TASK INSTRUCTIONS:
Please retype the records below exactly, from the first line through the line containing "import matplotlib.pyplot as plt", and leave out any pictures.

GIVEN DATA:
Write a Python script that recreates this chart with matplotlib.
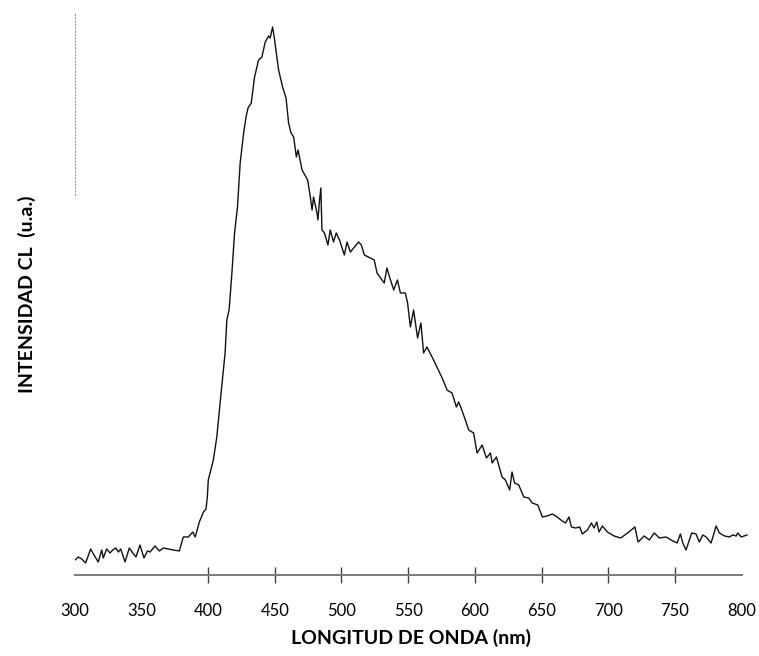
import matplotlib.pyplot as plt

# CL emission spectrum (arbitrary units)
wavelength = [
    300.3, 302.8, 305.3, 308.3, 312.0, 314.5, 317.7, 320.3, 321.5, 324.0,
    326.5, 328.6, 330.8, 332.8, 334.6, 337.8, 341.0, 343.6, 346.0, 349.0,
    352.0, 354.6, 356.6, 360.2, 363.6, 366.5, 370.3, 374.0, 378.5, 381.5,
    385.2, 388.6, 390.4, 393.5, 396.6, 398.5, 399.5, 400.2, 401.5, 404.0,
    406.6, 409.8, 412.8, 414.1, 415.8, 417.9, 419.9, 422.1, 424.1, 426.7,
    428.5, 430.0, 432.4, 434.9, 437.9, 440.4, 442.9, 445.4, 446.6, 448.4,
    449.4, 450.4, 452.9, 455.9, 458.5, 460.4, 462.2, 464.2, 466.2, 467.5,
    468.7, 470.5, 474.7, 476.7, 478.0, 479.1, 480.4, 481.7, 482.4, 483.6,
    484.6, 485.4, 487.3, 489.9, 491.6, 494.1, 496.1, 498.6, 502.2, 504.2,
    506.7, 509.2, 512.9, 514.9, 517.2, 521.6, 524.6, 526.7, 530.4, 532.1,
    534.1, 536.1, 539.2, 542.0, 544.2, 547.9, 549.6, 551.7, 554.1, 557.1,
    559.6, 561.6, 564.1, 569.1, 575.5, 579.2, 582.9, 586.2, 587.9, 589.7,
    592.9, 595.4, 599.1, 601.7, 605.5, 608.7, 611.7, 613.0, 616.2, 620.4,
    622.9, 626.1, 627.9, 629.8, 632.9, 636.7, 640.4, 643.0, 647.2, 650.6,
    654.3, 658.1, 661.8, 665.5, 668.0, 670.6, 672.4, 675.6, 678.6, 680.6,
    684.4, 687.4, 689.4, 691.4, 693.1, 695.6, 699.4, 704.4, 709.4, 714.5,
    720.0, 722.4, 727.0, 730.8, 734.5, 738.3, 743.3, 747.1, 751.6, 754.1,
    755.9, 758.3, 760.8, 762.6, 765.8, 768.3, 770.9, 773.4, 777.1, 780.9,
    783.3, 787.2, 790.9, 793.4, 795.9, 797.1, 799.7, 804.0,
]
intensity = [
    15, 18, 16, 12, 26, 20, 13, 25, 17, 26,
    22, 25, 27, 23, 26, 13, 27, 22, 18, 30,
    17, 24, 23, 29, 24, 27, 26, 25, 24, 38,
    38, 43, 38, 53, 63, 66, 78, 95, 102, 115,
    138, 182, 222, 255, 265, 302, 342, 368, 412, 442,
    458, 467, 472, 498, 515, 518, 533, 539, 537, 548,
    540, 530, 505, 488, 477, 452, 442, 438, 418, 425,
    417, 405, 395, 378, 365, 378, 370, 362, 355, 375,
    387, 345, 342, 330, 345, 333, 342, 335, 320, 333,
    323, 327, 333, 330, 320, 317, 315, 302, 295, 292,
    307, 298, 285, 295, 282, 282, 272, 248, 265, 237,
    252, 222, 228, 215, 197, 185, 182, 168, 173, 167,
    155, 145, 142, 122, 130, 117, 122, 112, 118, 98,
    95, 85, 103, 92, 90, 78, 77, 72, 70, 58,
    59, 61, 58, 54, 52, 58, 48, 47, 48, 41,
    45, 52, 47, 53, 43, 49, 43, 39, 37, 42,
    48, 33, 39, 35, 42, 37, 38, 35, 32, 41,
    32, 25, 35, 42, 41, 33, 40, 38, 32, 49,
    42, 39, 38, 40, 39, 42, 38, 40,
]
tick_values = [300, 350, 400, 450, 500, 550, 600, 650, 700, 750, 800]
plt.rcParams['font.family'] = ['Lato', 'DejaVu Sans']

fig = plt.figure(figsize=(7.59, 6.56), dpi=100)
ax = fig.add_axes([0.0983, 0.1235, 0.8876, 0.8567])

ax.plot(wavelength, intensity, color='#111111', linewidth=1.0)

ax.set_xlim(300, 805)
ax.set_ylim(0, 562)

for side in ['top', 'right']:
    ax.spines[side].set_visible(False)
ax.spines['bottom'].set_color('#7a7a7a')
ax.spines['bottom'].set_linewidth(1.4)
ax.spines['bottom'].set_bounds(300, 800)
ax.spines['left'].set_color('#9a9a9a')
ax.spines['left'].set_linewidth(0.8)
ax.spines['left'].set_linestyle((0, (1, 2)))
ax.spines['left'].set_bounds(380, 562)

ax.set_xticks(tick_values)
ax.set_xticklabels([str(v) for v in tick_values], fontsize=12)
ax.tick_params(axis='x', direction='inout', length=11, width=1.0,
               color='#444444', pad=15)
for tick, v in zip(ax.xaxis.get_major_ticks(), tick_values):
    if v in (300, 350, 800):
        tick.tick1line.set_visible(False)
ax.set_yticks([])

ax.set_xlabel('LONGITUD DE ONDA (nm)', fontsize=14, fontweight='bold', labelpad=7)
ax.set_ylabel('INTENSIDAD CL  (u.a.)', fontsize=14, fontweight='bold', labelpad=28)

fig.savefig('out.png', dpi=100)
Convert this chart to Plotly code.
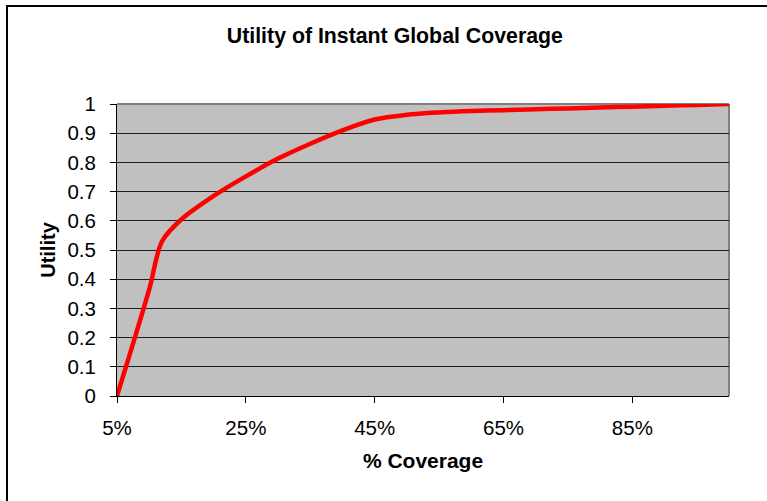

SOLUTION TO THIS PROBLEM:
Write a Python script that recreates this chart with matplotlib.
import matplotlib.pyplot as plt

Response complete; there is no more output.